Un petit indice de ce changement est en train de se produire dans des pays comme la Nouvelle-Zélande et l’Écosse, où des organisations comme la Wellbeing Economy Alliance s’efforcent de passer d’une économie qui favorise le produit intérieur brut (PIB) à une économie ayant ces autres priorités. Une autre évolution vers une technologie plus humaine nécessite un plus large éventail de parties prenantes qui peuvent rendre compte de l’impact social à long terme de nos actions. À l’heure actuelle, il est possible pour les grandes entreprises technologiques de gagner de l’argent en vendant de plus en plus de « fausses » tranches d’attention – de faux clics provenant de fausses sources d’information à de faux annonceurs. Ces entreprises gagnent de l’argent même si ce à quoi le lien ou l’article conduit est totalement faux et propage des informations erronées. Cet opportunisme avilit l’écologie de l’information en détruisant notre capacité à faire confiance aux sources de connaissances ou à partager nos convictions sur ce qui est vrai, ce qui à son tour détruit notre capacité à prendre de bonnes décisions. Il en résulte une polarisation, une désinformation et l’effondrement de la citoyenneté démocratique. Nous devons créer des mécanismes qui incitent les participants au monde numérique à envisager des délais plus longs et l’impact plus large de leurs actions sur la société.
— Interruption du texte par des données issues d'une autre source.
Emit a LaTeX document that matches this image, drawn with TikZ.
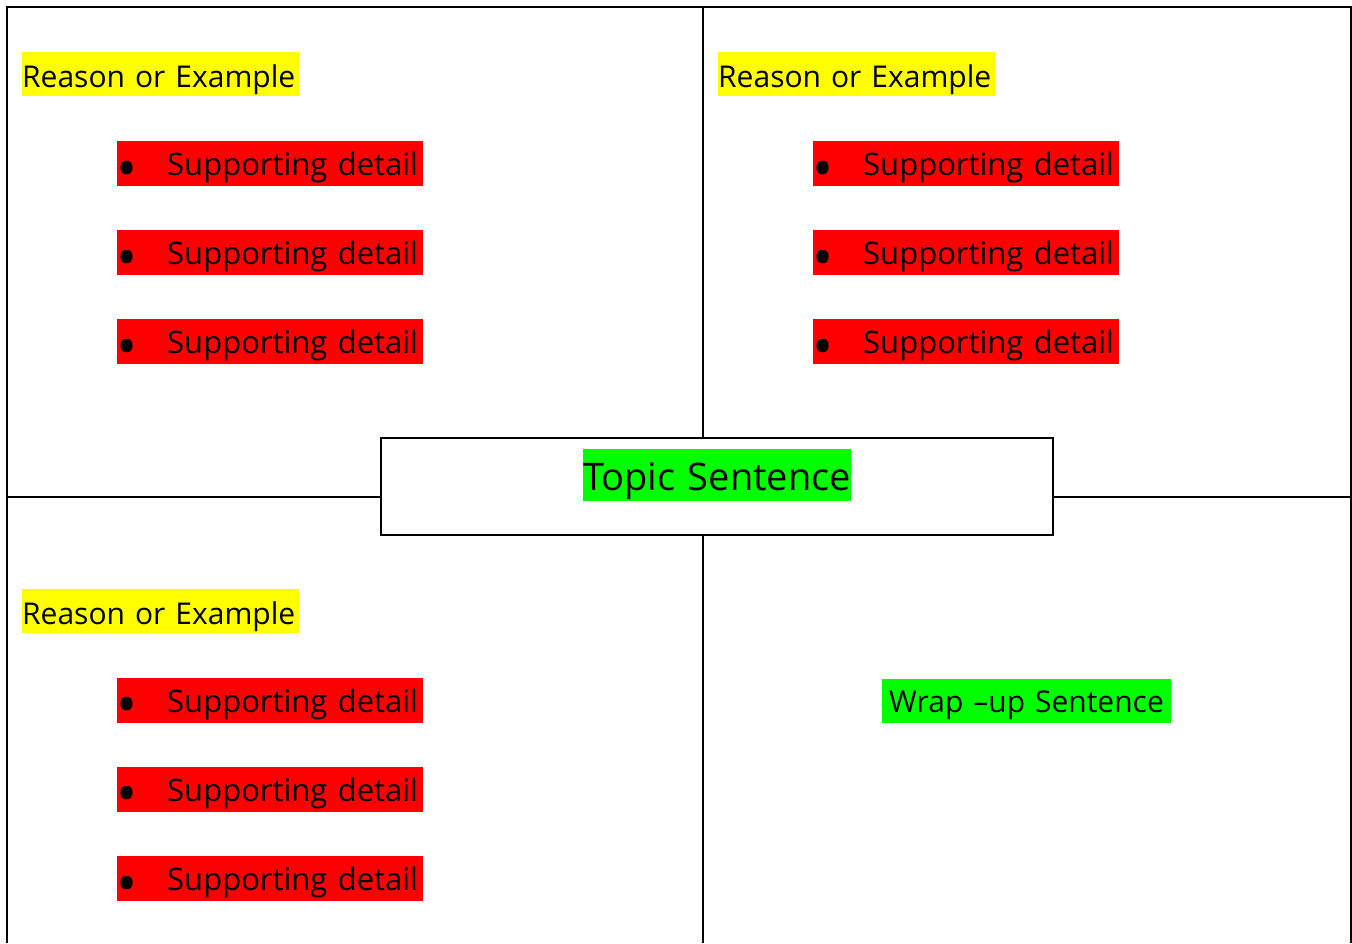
\documentclass[tikz,border=0pt]{standalone}
\usepackage{fontspec}
\setmainfont{Open Sans}

\definecolor{hlyellow}{RGB}{255,255,0}
\definecolor{hlred}{RGB}{255,0,0}
\definecolor{hlgreen}{RGB}{0,255,0}

\tikzset{
  reason/.style={fill=hlyellow, inner sep=0pt, anchor=west, minimum height=44pt,
    text height=34pt, text depth=8pt,
    text width=277pt, align=left, font=\fontsize{30}{36}\selectfont},
  detail/.style={fill=hlred, inner sep=0pt, anchor=west, minimum height=45pt,
    text height=32pt, text depth=8pt,
    text width=306pt, align=left, font=\fontsize{31}{36}\selectfont},
  sentence/.style={fill=hlgreen, inner sep=0pt, minimum height=44pt, align=center,
    text height=30pt, text depth=8pt,
    font=\fontsize{30}{36}\selectfont}
}
\newcommand{\detailtext}{\makebox[50pt][l]{\hspace*{-1pt}\raisebox{-12.5pt}{\fontsize{56}{56}\selectfont\textbullet}}Supporting detail}

\begin{document}
\begin{tikzpicture}[x=1pt, y=-1pt]

  \useasboundingbox (0, 0) rectangle (1352, 943);

  % frame and quarters
  \draw[line width=2pt] (7, 943) -- (7, 7) -- (1351, 7) -- (1351, 943);
  \draw[line width=1.5pt] (703, 7) -- (703, 943);
  \draw[line width=1.5pt] (7, 497) -- (1351, 497);

  % centre box
  \node[draw, line width=1.5pt, fill=white, inner sep=0pt,
    minimum width=672pt, minimum height=97pt] (topicbox) at (717, 486.5) {};
  \node[sentence, minimum height=52pt, text width=268pt,
    text height=40pt, text depth=9pt,
    font=\fontsize{38}{44}\selectfont] (topic) at (717, 475) {Topic Sentence};

  % top left
  \node[reason] (reasonA) at (22, 74) {Reason or Example};
  \node[detail] (detailA1) at (117, 163.5) {\detailtext};
  \node[detail] (detailA2) at (117, 252.5) {\detailtext};
  \node[detail] (detailA3) at (117, 341.5) {\detailtext};

  % top right
  \node[reason] (reasonB) at (718, 74) {Reason or Example};
  \node[detail] (detailB1) at (813, 163.5) {\detailtext};
  \node[detail] (detailB2) at (813, 252.5) {\detailtext};
  \node[detail] (detailB3) at (813, 341.5) {\detailtext};

  % bottom left
  \node[reason] (reasonC) at (22, 611) {Reason or Example};
  \node[detail] (detailC1) at (117, 700) {\detailtext};
  \node[detail] (detailC2) at (117, 789) {\detailtext};
  \node[detail] (detailC3) at (117, 878.5) {\detailtext};

  % bottom right
  \node[sentence, text width=289pt] (wrapup) at (1026.5, 701) {Wrap –up Sentence};

\end{tikzpicture}
\end{document}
En fin de compte, il s’agit de fixer les bonnes règles. Il est difficile pour un seul acteur d’optimiser le bien-être et l’alignement sur les valeurs de la société lorsque d’autres acteurs sont encore en concurrence pour des ressources et un pouvoir limités. Sans règles ni garde-fous, les acteurs les plus impitoyables gagnent. C’est pourquoi des lois et des politiques sont nécessaires, de même que la volonté collective de la population de les mettre en œuvre. Enfin, nous devons reconnaître l’énorme pouvoir asymétrique que les entreprises technologiques exercent sur les individus et la société. Elles nous connaissent mieux que nous ne nous connaissons nous-mêmes. Toute structure de pouvoir asymétrique doit suivre le modèle fiduciaire ou de « devoir de diligence » dont l’exemple est donné par un bon enseignant, thérapeute, médecin ou travailleur social – c’est-à-dire qu’elle doit fonctionner au service de ceux qui ont moins de pouvoir. Elle ne doit pas fonctionner avec un modèle commercial basé sur l’extraction. Les modèles commerciaux mis à jour pour la technologie doivent être générateurs : ils doivent nous traiter comme le client et non comme le produit, et s’aligner sur nos valeurs les plus profondes et sur l’humanité.